• [GIVEN INFORMATION]:

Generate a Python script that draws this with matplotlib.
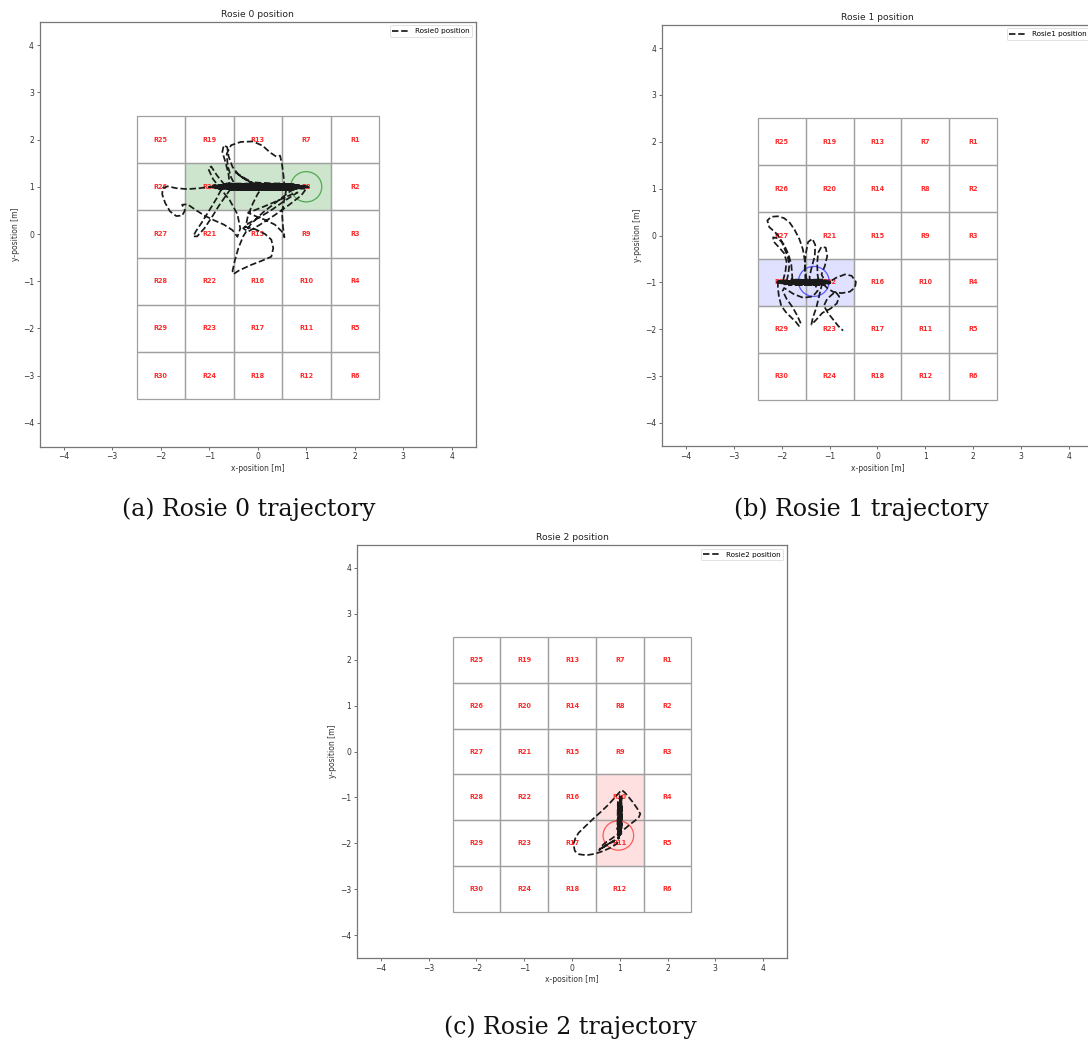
import matplotlib
matplotlib.use("Agg")
import matplotlib.pyplot as plt
from matplotlib.patches import Rectangle, Circle

# ---------------------------------------------------------------- data
# Region grid: 5 columns (x = 2 .. -2) by 6 rows (y = 2 .. -3), labelled R1..R30
grid_cols = [2, 1, 0, -1, -2]
grid_rows = [2, 1, 0, -1, -2, -3]
region_names = [f"R{k}" for k in range(1, 31)]

axis_ticks = [-4, -3, -2, -1, 0, 1, 2, 3, 4]

robot_titles = ["Rosie 0 position", "Rosie 1 position", "Rosie 2 position"]
legend_labels = ["Rosie0 position", "Rosie1 position", "Rosie2 position"]
captions = ["(a) Rosie 0 trajectory", "(b) Rosie 1 trajectory", "(c) Rosie 2 trajectory"]

active_regions = [["R20", "R14", "R8"], ["R28", "R22"], ["R10", "R11"]]
region_colors = ["green", "blue", "red"]
region_alpha = [0.2, 0.12, 0.12]
goal_centers = [(1.00, 1.00), (-1.33, -0.98), (0.97, -1.83)]
goal_radius = 0.32

rosie0_path = [
    (1.00, 1.00), (-0.95, 1.00), (1.02, 1.01), (-0.70, 1.06), (0.75, 1.05), (-0.85, 0.96),
    (0.95, 0.97), (-0.55, 0.93), (0.60, 0.94), (-0.90, 1.03), (0.98, 1.02), (-0.98, 1.00),
    (-1.20, 0.97), (-1.45, 0.95), (-1.68, 0.97), (-1.86, 1.01), (-1.96, 0.97), (-1.97, 0.84),
    (-1.91, 0.66), (-1.81, 0.48), (-1.68, 0.38), (-1.56, 0.39), (-1.50, 0.50), (-1.56, 0.62),
    (-1.45, 0.63), (-1.28, 0.51), (-1.10, 0.39), (-0.90, 0.29), (-0.70, 0.20), (-0.52, 0.08),
    (-0.42, -0.06), (-0.36, 0.12), (-0.42, 0.42), (-0.58, 0.72), (-0.76, 0.95),
    (-0.65, 1.07), (0.55, 1.06), (-0.98, 0.99), (0.90, 0.98), (-0.60, 0.95), (0.70, 0.93),
    (-0.80, 1.04), (0.85, 1.04), (-0.78, 0.98),
    (-0.92, 1.16), (-1.02, 1.38), (-0.96, 1.43), (-0.84, 1.24), (-0.70, 1.06),
    (-0.58, 1.00), (-0.60, 1.25), (-0.66, 1.50), (-0.73, 1.74), (-0.70, 1.88), (-0.63, 1.84),
    (-0.60, 1.64), (-0.52, 1.42), (-0.40, 1.26), (-0.25, 1.15), (-0.10, 1.05),
    (0.92, 0.99), (-0.45, 0.94), (0.50, 0.95), (-0.86, 1.02), (0.97, 1.01), (-0.50, 1.06),
    (0.45, 1.07), (-0.45, 1.00),
    (-0.55, 1.20), (-0.62, 1.45), (-0.64, 1.70), (-0.55, 1.88), (-0.35, 1.95), (-0.10, 1.96),
    (0.10, 1.87), (0.25, 1.73), (0.38, 1.64), (0.46, 1.66), (0.50, 1.48), (0.53, 1.24),
    (0.55, 1.03),
    (-0.70, 0.97), (0.98, 1.02), (-0.93, 0.99), (0.80, 0.95), (-0.60, 1.05), (1.05, 0.99),
    (-0.75, 1.02), (0.65, 1.06), (-0.40, 0.94), (0.60, 1.00),
    (0.55, 0.75), (0.50, 0.45), (0.52, 0.15), (0.55, -0.07), (0.50, 0.05),
    (0.35, 0.20), (0.15, 0.30), (-0.05, 0.38), (-0.20, 0.45), (0.10, 0.57), (0.40, 0.70),
    (0.70, 0.84), (0.82, 0.88), (0.55, 0.70), (0.30, 0.52), (0.05, 0.36), (-0.20, 0.22),
    (-0.30, 0.12), (-0.20, 0.05), (0.05, 0.20), (0.35, 0.40), (0.65, 0.62), (0.90, 0.82),
    (1.00, 0.96),
    (-0.75, 1.03), (0.94, 1.00), (-0.88, 0.97), (0.75, 0.94), (-0.55, 0.96), (0.85, 1.04),
    (-0.70, 1.00),
    (-0.75, 0.95), (-0.85, 0.75), (-1.00, 0.50), (-1.15, 0.25), (-1.28, 0.05), (-1.33, -0.05),
    (-1.25, -0.05), (-1.10, 0.12), (-0.95, 0.35), (-0.80, 0.60), (-0.65, 0.82), (-0.55, 0.97),
    (0.90, 0.99), (-0.92, 1.02), (0.97, 0.98), (-0.60, 1.00), (0.50, 0.93), (-0.35, 0.95),
    (0.80, 1.01),
    (0.60, 0.85), (0.35, 0.65), (0.10, 0.45), (-0.15, 0.20), (-0.30, -0.05), (-0.40, -0.30),
    (-0.47, -0.55), (-0.52, -0.78), (-0.50, -0.85), (-0.40, -0.78), (-0.15, -0.66),
    (0.10, -0.56), (0.28, -0.48), (0.32, -0.30), (0.28, -0.12), (0.15, 0.00), (-0.05, 0.10),
    (-0.25, 0.15), (-0.20, 0.40), (-0.10, 0.65), (0.00, 0.85), (0.10, 1.00),
    (-0.10, 1.08), (-0.30, 1.20), (-0.45, 1.30), (-0.35, 1.22), (-0.15, 1.10),
    (0.96, 1.01), (-0.85, 0.99), (0.99, 1.00), (-0.65, 1.04), (0.70, 1.05), (-0.45, 1.06),
    (0.40, 0.94), (-0.70, 0.96), (1.00, 0.99),
]

rosie1_path = [
    (-1.30, -1.00), (-2.05, -0.98), (-1.00, -1.02), (-1.95, -1.04), (-1.05, -0.96),
    (-2.10, -1.00), (-0.98, -1.01), (-1.80, -0.94), (-1.15, -0.95), (-1.90, -0.99),
    (-1.86, -0.80), (-1.84, -0.62), (-1.88, -0.44), (-1.95, -0.26), (-2.02, -0.08),
    (-2.12, 0.05), (-2.26, 0.18), (-2.30, 0.32), (-2.22, 0.40), (-2.08, 0.41), (-1.95, 0.37),
    (-1.83, 0.27), (-1.73, 0.12), (-1.63, -0.08), (-1.56, -0.29), (-1.52, -0.52),
    (-1.50, -0.80), (-1.48, -0.97),
    (-2.02, -1.02), (-1.02, -0.99), (-2.08, -0.97), (-1.10, -1.05), (-1.85, -1.06),
    (-1.20, -1.04), (-1.98, -1.00),
    (-1.92, -0.75), (-1.90, -0.55), (-1.95, -0.38), (-2.05, -0.26), (-2.16, -0.14),
    (-2.18, -0.04), (-2.08, -0.06), (-1.96, -0.18), (-1.86, -0.40), (-1.80, -0.62),
    (-1.78, -0.88), (-1.78, -1.00),
    (-1.00, -1.00), (-2.00, -0.98), (-1.15, -0.94), (-1.75, -0.95), (-1.05, -1.02),
    (-0.86, -0.90), (-0.68, -0.83), (-0.54, -0.86), (-0.45, -0.99), (-0.47, -1.11),
    (-0.58, -1.20), (-0.75, -1.23), (-0.93, -1.20), (-1.04, -1.13), (-1.12, -1.05),
    (-2.04, -1.01), (-0.97, -0.99), (-1.92, -1.03), (-1.25, -1.06), (-1.70, -1.05),
    (-1.50, -1.00),
    (-1.52, -0.70), (-1.50, -0.40), (-1.45, -0.14), (-1.36, -0.07), (-1.30, -0.20),
    (-1.31, -0.44), (-1.37, -0.66), (-1.42, -0.88), (-1.40, -1.00),
    (-1.02, -1.01), (-2.06, -0.99), (-1.20, -0.95), (-1.80, -0.96), (-1.08, -1.00),
    (-1.17, -0.83), (-1.10, -0.65), (-1.05, -0.44), (-1.08, -0.26), (-1.17, -0.24),
    (-1.24, -0.37), (-1.26, -0.60), (-1.25, -0.85), (-1.22, -1.00),
    (-2.00, -1.02), (-1.00, -0.98), (-1.85, -1.04), (-1.15, -1.03), (-2.08, -1.00),
    (-2.08, -1.11), (-2.06, -1.29), (-2.01, -1.50), (-1.91, -1.64), (-1.80, -1.75),
    (-1.70, -1.85), (-1.64, -1.93), (-1.60, -1.88), (-1.68, -1.70), (-1.78, -1.52),
    (-1.90, -1.35), (-1.98, -1.18),
    (-1.95, -1.12), (-1.75, -1.25), (-1.55, -1.33), (-1.35, -1.30), (-1.25, -1.18),
    (-1.30, -1.05),
    (-2.00, -0.99), (-1.00, -1.02), (-1.90, -1.00), (-1.30, -0.95), (-1.70, -0.97),
    (-1.15, -1.00),
    (-1.22, -1.30), (-1.28, -1.55), (-1.35, -1.75), (-1.38, -1.90), (-1.30, -1.82),
    (-1.15, -1.65), (-0.98, -1.56), (-0.85, -1.45), (-0.80, -1.30), (-0.88, -1.20),
    (-1.05, -1.35), (-1.12, -1.50), (-1.03, -1.66), (-0.92, -1.80), (-0.82, -1.93),
    (-0.72, -2.03),
]

rosie2_path = [
    (0.97, -1.83), (1.02, -1.00), (0.98, -1.88), (1.01, -1.05), (1.03, -1.80), (1.03, -0.97),
    (0.97, -1.90), (0.96, -1.10), (0.95, -1.70), (1.04, -1.02), (1.00, -1.86), (1.05, -1.20),
    (1.04, -1.65), (0.97, -1.92),
    (0.94, -2.01), (0.80, -2.10), (0.65, -2.17), (0.48, -2.23), (0.30, -2.26), (0.15, -2.24),
    (0.06, -2.17), (0.03, -2.02), (0.07, -1.89), (0.14, -1.77), (0.28, -1.63), (0.45, -1.46),
    (0.62, -1.30), (0.76, -1.16), (0.90, -1.00), (1.00, -0.88), (1.04, -0.84), (1.10, -0.89),
    (1.15, -0.95), (1.27, -1.10), (1.37, -1.25), (1.43, -1.36), (1.39, -1.45), (1.25, -1.56),
    (1.11, -1.68), (0.97, -1.79), (0.83, -1.90), (0.72, -1.97), (0.62, -2.06), (0.57, -2.15),
    (0.62, -2.10), (0.75, -2.02), (0.88, -1.95), (0.70, -2.06), (0.60, -2.12), (0.78, -2.00),
    (0.95, -1.90),
    (0.98, -1.88), (1.01, -1.00), (0.97, -1.84), (1.02, -1.06), (0.96, -1.75), (0.96, -1.15),
    (1.04, -1.60), (1.03, -1.08), (0.98, -1.86), (1.00, -0.98), (0.99, -1.82),
]
paths = [rosie0_path, rosie1_path, rosie2_path]

# ---------------------------------------------------------------- layout (pixels)
W, H = 1088, 1044
panel_boxes = [
    (39.5, 21.5, 476.0, 446.5),
    (662.0, 24.6, 1093.0, 446.4),
    (357.0, 545.0, 787.0, 958.0),
]
caption_pos = [(249, 509), (861, 509), (570, 1027)]

fig = plt.figure(figsize=(W / 100, H / 100), dpi=100)

region_xy = {}
for ci, cx in enumerate(grid_cols):
    for ri, ry in enumerate(grid_rows):
        region_xy[region_names[ci * len(grid_rows) + ri]] = (cx, ry)

for i in range(3):
    l, t, r, b = panel_boxes[i]
    ax = fig.add_axes([l / W, 1 - b / H, (r - l) / W, (b - t) / H])
    ax.set_xlim(-4.5, 4.5)
    ax.set_ylim(-4.5, 4.5)

    # highlighted regions
    for name in active_regions[i]:
        cx, cy = region_xy[name]
        ax.add_patch(Rectangle((cx - 0.5, cy - 0.5), 1, 1, facecolor=region_colors[i],
                               alpha=region_alpha[i], edgecolor="none", zorder=1))
    # region cells and labels
    for name, (cx, cy) in region_xy.items():
        ax.add_patch(Rectangle((cx - 0.5, cy - 0.5), 1, 1, fill=False,
                               edgecolor="#a0a0a0", lw=0.9, zorder=2))
        ax.text(cx, cy, name, color="#ff2a2a", fontsize=4.7, fontweight="bold",
                ha="center", va="center", zorder=3)

    # goal circle
    ax.add_patch(Circle(goal_centers[i], goal_radius, fill=False,
                        edgecolor=region_colors[i], alpha=0.6, lw=0.9, zorder=4))

    # trajectory
    xs = [p[0] for p in paths[i]]
    ys = [p[1] for p in paths[i]]
    ax.plot(xs, ys, linestyle="--", color="#1a1a1a", lw=1.25, zorder=5,
            label=legend_labels[i])

    ax.set_title(robot_titles[i], fontsize=6.6, pad=3.5, color="#222222")
    ax.set_xlabel("x-position [m]", fontsize=5.5, labelpad=2, color="#333333")
    ax.set_ylabel("y-position [m]", fontsize=5.5, labelpad=2, color="#333333")
    ax.set_xticks(axis_ticks)
    ax.set_yticks(axis_ticks)
    ax.tick_params(labelsize=5.5, length=2, width=0.5, pad=2, colors="#333333")
    for s in ax.spines.values():
        s.set_color("#777777")
        s.set_linewidth(0.9)
    leg = ax.legend(loc="upper right", fontsize=5.2, frameon=True, fancybox=True,
                    handlelength=2.3)
    leg.get_frame().set_linewidth(0.5)
    leg.get_frame().set_edgecolor("#cccccc")

for (cx, cy), cap in zip(caption_pos, captions):
    fig.text(cx / W, 1 - cy / H, cap, ha="center", va="center",
             fontsize=17, family="DejaVu Serif", color="#111111")

fig.savefig("out.png", dpi=100)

• [TASK DESCRIPTION]: Return nothing but the lines running from the start of the data to the line with "goal_radius = 0.32", please, both ends included and no pictures.

• [SOLUTION FOR THIS PROBLEM]:
Generate a Python script that draws this with matplotlib.
import matplotlib
matplotlib.use("Agg")
import matplotlib.pyplot as plt
from matplotlib.patches import Rectangle, Circle

# ---------------------------------------------------------------- data
# Region grid: 5 columns (x = 2 .. -2) by 6 rows (y = 2 .. -3), labelled R1..R30
grid_cols = [2, 1, 0, -1, -2]
grid_rows = [2, 1, 0, -1, -2, -3]
region_names = [f"R{k}" for k in range(1, 31)]

axis_ticks = [-4, -3, -2, -1, 0, 1, 2, 3, 4]

robot_titles = ["Rosie 0 position", "Rosie 1 position", "Rosie 2 position"]
legend_labels = ["Rosie0 position", "Rosie1 position", "Rosie2 position"]
captions = ["(a) Rosie 0 trajectory", "(b) Rosie 1 trajectory", "(c) Rosie 2 trajectory"]

active_regions = [["R20", "R14", "R8"], ["R28", "R22"], ["R10", "R11"]]
region_colors = ["green", "blue", "red"]
region_alpha = [0.2, 0.12, 0.12]
goal_centers = [(1.00, 1.00), (-1.33, -0.98), (0.97, -1.83)]
goal_radius = 0.32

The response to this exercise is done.